In the binary system, integers can be represented either **signed** (with sign) or **unsigned** (without sign). The difference is that

- Unsigned: Numbers are only positive
- Signed: Numbers are positive or negative

This is something that is very confusing at first. But let’s remember that one thing is a number, and another thing is the representation of a number. So

`11001000`

Is the representation of a number in binary. The “real” number is

- 200, if I consider it an 8bits unsigned
- -56, if I consider it an 8bits signed

What a difference! But the issue is even worse. Because the length of the number also influences. If we move to 16 bits.

`00000000 11001000`

That number,

- 200 if I consider it a 16bits unsigned
- 200 if I consider it a 16bits signed

Why? Because I still have many zeros on the left to reach the negative numbers. For it to be -56 in 16 bits it would have to be

`11111111 11001000`

That number is

- 32740 if I consider it a 16bits unsigned
- -56 if I consider it a 16bits signed

## Signed and unsigned

### Signed

In the signed representation, the most significant bit (the leftmost bit) is used to indicate the sign of the number. A bit of 0 indicates a positive number, while a bit of 1 indicates a negative number.
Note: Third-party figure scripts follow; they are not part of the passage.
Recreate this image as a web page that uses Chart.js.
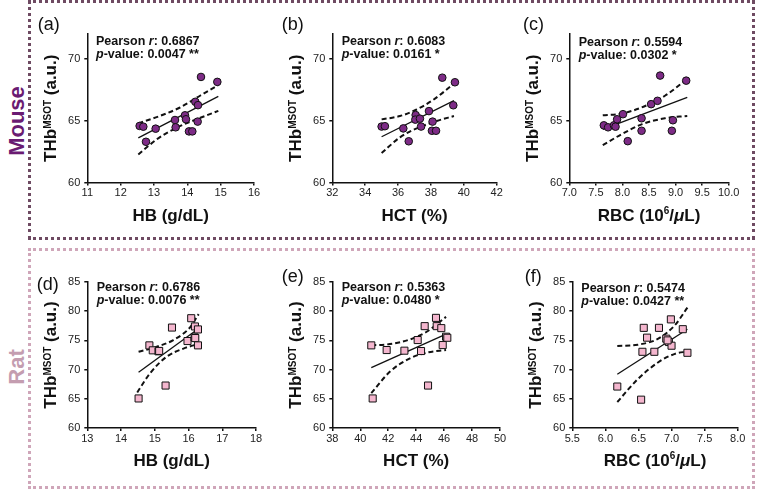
<!DOCTYPE html>
<html><head><meta charset="utf-8">
<script src="https://cdn.jsdelivr.net/npm/chart.js@4/dist/chart.umd.min.js"></script>
<style>
html,body{margin:0;padding:0;background:#fff;width:758px;height:492px;overflow:hidden;font-family:"Liberation Sans",Arial,sans-serif;}
.box{position:absolute;box-sizing:border-box;}
#mouseBox{left:28px;top:0px;width:727px;height:240px;border:3px dotted #6e4a62;}
#ratBox{left:28px;top:248px;width:727px;height:241px;border:3px dotted #cfa6b9;}
.grp{position:absolute;font-weight:bold;font-size:22px;transform:translate(-50%,-50%) rotate(-90deg);white-space:nowrap;line-height:1;}
canvas{position:absolute;}
</style></head>
<body>
<div id="mouseBox" class="box"></div>
<div id="ratBox" class="box"></div>
<div class="grp" style="left:17px;top:121px;color:#6a1b72">Mouse</div>
<div class="grp" style="left:17px;top:367px;color:#c49db0">Rat</div>
<script>
// ---------------- DATA ----------------
// (a) Mouse: HB vs THb
const aX = [12.57, 12.68, 12.76, 13.05, 13.63, 13.65, 13.93, 13.96, 14.05, 14.15, 14.24, 14.32, 14.31, 14.41, 14.90];
const aY = [64.57, 64.51, 63.29, 64.35, 65.05, 64.46, 65.43, 65.11, 64.13, 64.13, 66.52, 66.25, 64.92, 68.53, 68.13];
const aFitX = [12.53, 14.93], aFitY = [63.61, 66.96];
const aUpX = [12.53, 13.18, 13.78, 14.38, 14.93], aUpY = [64.78, 65.38, 66.06, 67.01, 67.88];
const aLoX = [12.53, 13.08, 13.68, 14.28, 14.93], aLoY = [62.26, 63.48, 64.43, 65.11, 65.79];
// (b) Mouse: HCT vs THb
const bX = [35.0, 35.2, 36.32, 36.65, 37.07, 37.05, 37.33, 37.4, 37.88, 38.1, 38.06, 38.31, 38.69, 39.36, 39.46];
const bY = [64.52, 64.55, 64.37, 63.33, 65.45, 65.08, 65.16, 64.52, 65.77, 64.92, 64.18, 64.18, 68.47, 66.24, 68.1];
const bFitX = [35.0, 39.4], bFitY = [63.7, 66.61];
const bUpX = [35.0, 36.12, 37.13, 38.15, 39.36], bUpY = [65.1, 65.37, 65.9, 66.69, 67.94];
const bLoX = [35.0, 36.12, 37.13, 38.35, 39.4], bLoY = [62.38, 63.65, 64.37, 64.97, 65.37];
// (c) Mouse: RBC vs THb
const cX = [7.65, 7.73, 7.84, 7.87, 7.9, 8.01, 8.1, 8.36, 8.36, 8.54, 8.66, 8.71, 8.95, 8.93, 9.2];
const cY = [64.62, 64.46, 64.62, 64.51, 65.11, 65.52, 63.34, 65.19, 64.18, 66.33, 66.6, 68.64, 65.03, 64.18, 68.23];
const cFitX = [7.63, 9.22], cFitY = [64.29, 66.88];
const cUpX = [7.63, 7.98, 8.36, 8.8, 9.22], cUpY = [65.43, 65.57, 66.06, 67.01, 68.37];
const cLoX = [7.63, 7.98, 8.36, 8.8, 9.22], cLoY = [63.02, 63.89, 64.7, 65.19, 65.38];
// (d) Rat: HB vs THb
const dX = [14.52, 14.84, 14.94, 15.11, 15.13, 15.32, 15.51, 15.97, 16.08, 16.18, 16.2, 16.19, 16.28, 16.28];
const dY = [65.06, 74.15, 73.3, 73.13, 73.2, 67.27, 77.2, 74.89, 78.8, 75.51, 75.4, 77.39, 76.88, 74.15];
const dFitX = [14.52, 16.3], dFitY = [69.55, 77.05];
const dUpX = [14.52, 15.06, 15.55, 16.04, 16.3], dUpY = [73.07, 73.92, 75.06, 77.2, 79.5];
const dLoX = [14.48, 14.86, 15.35, 15.85, 16.3], dLoY = [66.08, 69.38, 72.2, 73.6, 74.4];
// (e) Rat: HCT vs THb
const eX = [40.79, 40.89, 41.89, 43.16, 44.11, 44.35, 44.61, 44.85, 45.42, 45.47, 45.8, 45.9, 46.14, 46.23];
const eY = [74.15, 65.06, 73.35, 73.24, 75.06, 73.18, 77.44, 67.27, 78.86, 77.44, 77.1, 74.2, 75.63, 75.45];
const eFitX = [40.79, 46.14], eFitY = [70.34, 76.08];
const eUpX = [40.79, 42.13, 43.56, 44.75, 46.14], eUpY = [74.15, 74.38, 75.17, 76.48, 79.03];
const eLoX = [40.79, 42.13, 43.56, 44.75, 46.14], eLoY = [65.97, 69.66, 71.93, 72.9, 73.35];
// (f) Rat: RBC vs THb
const fX = [6.18, 6.54, 6.58, 6.56, 6.63, 6.74, 6.81, 6.92, 6.96, 6.99, 7.0, 7.17, 7.24, 6.94];
const fY = [67.1, 64.85, 77.15, 73.05, 75.47, 73.05, 77.15, 75.3, 74.72, 78.6, 74.09, 76.92, 72.88, 75.0];
const fFitX = [6.18, 7.24], fFitY = [69.2, 76.9];
const fUpX = [6.18, 6.49, 6.8, 7.05, 7.24], fUpY = [74.03, 74.26, 75.3, 77.6, 80.6];
const fLoX = [6.18, 6.49, 6.8, 7.05, 7.24], fLoY = [64.45, 68.37, 71.26, 72.7, 73.1];

// Tick labels
const mouseYTicks = [60, 65, 70];
const ratYTicks = [60, 65, 70, 75, 80, 85];
const aXTicks = [11, 12, 13, 14, 15, 16];
const bXTicks = [32, 34, 36, 38, 40, 42];
const cXTicks = [7.0, 7.5, 8.0, 8.5, 9.0, 9.5, 10.0];
const dXTicks = [13, 14, 15, 16, 17, 18];
const eXTicks = [38, 40, 42, 44, 46, 48, 50];
const fXTicks = [5.5, 6.0, 6.5, 7.0, 7.5, 8.0];

// Statistics text
const panelLabels = ['(a)', '(b)', '(c)', '(d)', '(e)', '(f)'];
const pearsonR = ['0.6867', '0.6083', '0.5594', '0.6786', '0.5363', '0.5474'];
const pValues = ['0.0047 **', '0.0161 *', '0.0302 *', '0.0076 **', '0.0480 *', '0.0427 **'];
const xTitleNames = ['HB (g/dL)', 'HCT (%)', 'RBC'];

// ---------------- LAYOUT / STYLE ----------------
const FONT = '"Liberation Sans", Arial, sans-serif';
const mouseStyle = {pointStyle: 'circle', radius: 3.8, fill: '#7d2b86'};
const ratStyle = {pointStyle: 'rect', radius: 5, fill: '#f4b6ce'};

function fnt(s) { return (s.italic ? 'italic ' : '') + (s.bold ? 'bold ' : '') + s.size + 'px ' + FONT; }
function drawRich(ctx, parts, x, y, align) {
  let total = 0;
  parts.forEach(s => { ctx.font = fnt(s); s._w = ctx.measureText(s.t).width; total += s._w; });
  let cx = align === 'center' ? x - total / 2 : x;
  ctx.textAlign = 'left';
  ctx.textBaseline = 'alphabetic';
  parts.forEach(s => { ctx.font = fnt(s); ctx.fillText(s.t, cx, y + (s.dy || 0)); cx += s._w; });
}
function xTitleParts(i) {
  const k = i % 3;
  if (k < 2) return [{t: xTitleNames[k], size: 17, bold: true}];
  return [
    {t: 'RBC (10', size: 17, bold: true},
    {t: '6', size: 10, bold: true, dy: -7},
    {t: '/', size: 17, bold: true},
    {t: '\u03BC', size: 17, bold: true, italic: true},
    {t: 'L)', size: 17, bold: true}
  ];
}
const yTitle = [
  {t: 'THb', size: 17, bold: true},
  {t: 'MSOT', size: 10, bold: true, dy: -5},
  {t: ' (a.u.)', size: 17, bold: true}
];

const panels = [
  {X: aX, Y: aY, fx: aFitX, fy: aFitY, ux: aUpX, uy: aUpY, lx: aLoX, ly: aLoY, xt: aXTicks, yt: mouseYTicks, xmin: 11, xmax: 16, ymin: 60, ymax: 72, dec: 0, st: mouseStyle,
   L: 87.3, R: 254, T: 34, B: 182.5, lab: [37.7, 30], sx: 96, sy: 44.5},
  {X: bX, Y: bY, fx: bFitX, fy: bFitY, ux: bUpX, uy: bUpY, lx: bLoX, ly: bLoY, xt: bXTicks, yt: mouseYTicks, xmin: 32, xmax: 42, ymin: 60, ymax: 72, dec: 0, st: mouseStyle,
   L: 332.3, R: 496.7, T: 34, B: 182.5, lab: [281.7, 30], sx: 341.7, sy: 44.5},
  {X: cX, Y: cY, fx: cFitX, fy: cFitY, ux: cUpX, uy: cUpY, lx: cLoX, ly: cLoY, xt: cXTicks, yt: mouseYTicks, xmin: 7, xmax: 10, ymin: 60, ymax: 72, dec: 1, st: mouseStyle,
   L: 569.3, R: 728.7, T: 34, B: 182.5, lab: [523, 30], sx: 578.7, sy: 45.5},
  {X: dX, Y: dY, fx: dFitX, fy: dFitY, ux: dUpX, uy: dUpY, lx: dLoX, ly: dLoY, xt: dXTicks, yt: ratYTicks, xmin: 13, xmax: 18, ymin: 60, ymax: 85, dec: 0, st: ratStyle,
   L: 87.3, R: 256, T: 282, B: 428, lab: [36.7, 289.5], sx: 96.7, sy: 291},
  {X: eX, Y: eY, fx: eFitX, fy: eFitY, ux: eUpX, uy: eUpY, lx: eLoX, ly: eLoY, xt: eXTicks, yt: ratYTicks, xmin: 38, xmax: 50, ymin: 60, ymax: 85, dec: 0, st: ratStyle,
   L: 332.3, R: 500, T: 282, B: 428, lab: [281.7, 281.5], sx: 341.7, sy: 291},
  {X: fX, Y: fY, fx: fFitX, fy: fFitY, ux: fUpX, uy: fUpY, lx: fLoX, ly: fLoY, xt: fXTicks, yt: ratYTicks, xmin: 5.5, xmax: 8, ymin: 60, ymax: 85, dec: 1, st: ratStyle,
   L: 572.3, R: 737.7, T: 282, B: 428, lab: [524.7, 281.5], sx: 581.3, sy: 292}
];

const zip = (xs, ys) => xs.map((x, i) => ({x: x, y: ys[i]}));

panels.forEach((p, i) => {
  const cl = Math.floor(p.L - 64), ct = Math.floor(p.T - 34);
  const W = Math.ceil(p.R - cl + 16), H = Math.ceil(p.B - ct + 52);
  const yW = p.L - cl, xH = ct + H - p.B;
  const padR = cl + W - p.R, padT = p.T - ct;
  const cv = document.createElement('canvas');
  cv.width = W; cv.height = H;
  cv.style.left = cl + 'px'; cv.style.top = ct + 'px';
  cv.style.width = W + 'px'; cv.style.height = H + 'px';
  document.body.appendChild(cv);

  const textPlugin = {
    id: 'panelText' + i,
    afterDraw(chart) {
      const ctx = chart.ctx, ca = chart.chartArea;
      ctx.save();
      ctx.fillStyle = '#111';
      drawRich(ctx, [{t: panelLabels[i], size: 18}], p.lab[0] - cl, p.lab[1] - ct, 'left');
      drawRich(ctx, [{t: 'Pearson ', size: 12.5, bold: true}, {t: 'r', size: 12.5, bold: true, italic: true}, {t: ': ' + pearsonR[i], size: 12.5, bold: true}], p.sx - cl, p.sy - ct, 'left');
      drawRich(ctx, [{t: 'p', size: 12.5, bold: true, italic: true}, {t: '-value: ' + pValues[i], size: 12.5, bold: true}], p.sx - cl, p.sy - ct + 13.3, 'left');
      drawRich(ctx, xTitleParts(i), (ca.left + ca.right) / 2, ca.bottom + 38, 'center');
      ctx.translate(ca.left - 37, (ca.top + ca.bottom) / 2);
      ctx.rotate(-Math.PI / 2);
      drawRich(ctx, yTitle, 0, 6, 'center');
      ctx.restore();
    }
  };

  new Chart(cv, {
    type: 'scatter',
    data: {
      datasets: [
        {data: zip(p.X, p.Y), pointStyle: p.st.pointStyle, pointRadius: p.st.radius, pointBackgroundColor: p.st.fill,
         pointBorderColor: '#111', pointBorderWidth: 1, showLine: false},
        {type: 'line', data: zip(p.fx, p.fy), borderColor: '#111', borderWidth: 1.3, pointRadius: 0, fill: false},
        {type: 'line', data: zip(p.ux, p.uy), borderColor: '#111', borderWidth: 2, borderDash: [5, 3], pointRadius: 0, fill: false, cubicInterpolationMode: 'monotone'},
        {type: 'line', data: zip(p.lx, p.ly), borderColor: '#111', borderWidth: 2, borderDash: [5, 3], pointRadius: 0, fill: false, cubicInterpolationMode: 'monotone'}
      ]
    },
    options: {
      responsive: false, animation: false, devicePixelRatio: 1,
      layout: {padding: {left: 0, top: padT, right: padR, bottom: 0}},
      plugins: {legend: {display: false}, tooltip: {enabled: false}},
      scales: {
        x: {
          type: 'linear', min: p.xmin, max: p.xmax,
          afterBuildTicks: s => { s.ticks = p.xt.map(v => ({value: v})); },
          afterFit: s => { s.height = xH; s.paddingLeft = 0; s.paddingRight = 0; },
          ticks: {font: {family: FONT, size: 11}, color: '#222', padding: 1, maxRotation: 0, autoSkip: false,
                  callback: v => Number(v).toFixed(p.dec)},
          grid: {drawOnChartArea: false, drawTicks: true, tickLength: 3, color: '#111', lineWidth: 1.5},
          border: {display: true, color: '#111', width: 1.5}
        },
        y: {
          type: 'linear', min: p.ymin, max: p.ymax,
          afterBuildTicks: s => { s.ticks = p.yt.map(v => ({value: v})); },
          afterFit: s => { s.width = yW; s.paddingTop = 0; s.paddingBottom = 0; },
          ticks: {font: {family: FONT, size: 11}, color: '#222', padding: 4, autoSkip: false},
          grid: {drawOnChartArea: false, drawTicks: true, tickLength: 3, color: '#111', lineWidth: 1.5},
          border: {display: true, color: '#111', width: 1.5}
        }
      }
    },
    plugins: [textPlugin]
  });
});
</script>
</body></html>
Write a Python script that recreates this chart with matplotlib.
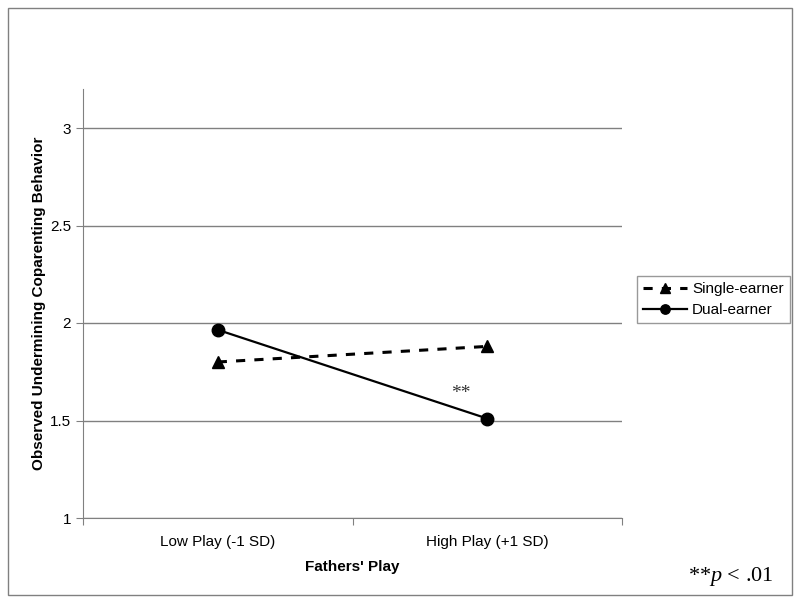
import matplotlib.pyplot as plt
from matplotlib.patches import Rectangle

categories = ["Low Play (-1 SD)", "High Play (+1 SD)"]
single_earner = [1.80, 1.88]
dual_earner = [1.965, 1.51]
yticks = [1, 1.5, 2, 2.5, 3]
ytick_labels = ["1", "1.5", "2", "2.5", "3"]

plt.rcParams["font.family"] = ["Liberation Sans", "DejaVu Sans"]
plt.rcParams["mathtext.fontset"] = "custom"
plt.rcParams["mathtext.rm"] = "Liberation Serif"
plt.rcParams["mathtext.it"] = "Liberation Serif:italic"

fig = plt.figure(figsize=(8, 6.03), dpi=100)
fig.patches.append(Rectangle((8 / 800, 8 / 603), 784 / 800, 587 / 603,
                             transform=fig.transFigure, fill=False,
                             edgecolor="#808080", linewidth=1))

ax = fig.add_axes([83 / 800, 1 - 518 / 603, 539 / 800, 429 / 603])
x = [0, 1]
ax.plot(x, single_earner, color="black", linestyle=(0, (3, 3)), linewidth=2.2,
        marker="^", markersize=9, label="Single-earner")
ax.plot(x, dual_earner, color="black", linestyle="-", linewidth=1.6,
        marker="o", markersize=9, label="Dual-earner")

ax.set_xlim(-0.5, 1.5)
ax.set_ylim(1, 3.2)
ax.set_yticks(yticks)
ax.set_yticklabels(ytick_labels, fontsize=11)
ax.yaxis.grid(True, color="#808080", linewidth=1)
ax.set_axisbelow(True)
ax.set_xticks([-0.5, 0.5, 1.5])
ax.set_xticklabels([])
ax.set_xticks(x, minor=True)
ax.set_xticklabels(categories, minor=True, fontsize=11)
ax.tick_params(axis="x", which="minor", length=0, pad=12)
ax.tick_params(axis="x", which="major", length=5, color="#808080")
ax.tick_params(axis="y", length=5, color="#808080")
for s in ["top", "right"]:
    ax.spines[s].set_visible(False)
for s in ["left", "bottom"]:
    ax.spines[s].set_color("#808080")

ax.set_ylabel("Observed Undermining Coparenting Behavior", fontsize=11,
              fontweight="bold", labelpad=3)
ax.set_xlabel("Fathers' Play", fontsize=11, fontweight="bold", labelpad=8)

ax.text(0.9, 1.64, "**", fontsize=14, family="Liberation Serif",
        color="#333333", ha="center", va="center")

fig.legend(loc="upper left", bbox_to_anchor=(637 / 800, 1 - 276 / 603),
           fontsize=11, frameon=True, fancybox=False, edgecolor="#808080",
           handlelength=2.9, borderaxespad=0, handletextpad=0.3,
           borderpad=0.4, markerscale=0.75, labelspacing=0.45)

fig.text(688 / 800, 1 - 577 / 603, r"**$\mathit{p}$ < .01", fontsize=16,
         family="Liberation Serif", ha="left", va="center")

fig.savefig("out.png", dpi=100)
For example, if we are working with a **byte** (8 bits), the range of signed integer numbers is from -128 to 127. The leftmost bit is the sign bit, so there are only 7 bits available to represent the absolute value of the number.

### Unsigned

In the unsigned representation, all bits are used to represent the absolute value of the number. There is no dedicated sign bit, so all numbers are considered positive.

For example, in a **byte** (8 bits), the range of unsigned integer numbers is from 0 to 255. All bits are available to represent the absolute value of the number.

## Ranges and Number of Bytes

As we said, the number of bytes and whether they are signed or unsigned directly impacts the range of values we can store and the number we are representing.

Here is a table summarizing the ranges and the number of bytes commonly used in the representation of integer numbers:

Signed / Unsigned | Number of Bytes | Range |
---|---|---|

Unsigned | 1 byte | 0 to 255 |

Unsigned | 2 bytes | 0 to 65,535 |

Unsigned | 4 bytes | 0 to 4,294,967,295 |

Signed | 1 byte | -128 to 127 |

Signed | 2 bytes | -32,768 to 32,767 |

Signed | 4 bytes | -2,147,483,648 to 2,147,483,647 |

### Extended Range for Negative Numbers

It is important to mention that the range of negative numbers often has a more negative value than positive for one reason, **that the positives include zero**.

In the signed representation, zero is included in the positive range, which means that the negative range needs to include an additional number to compensate.

For example, in one byte, the signed range is from -128 to 127, where -128 is a more negative number than -127. This is because zero is in the positive range.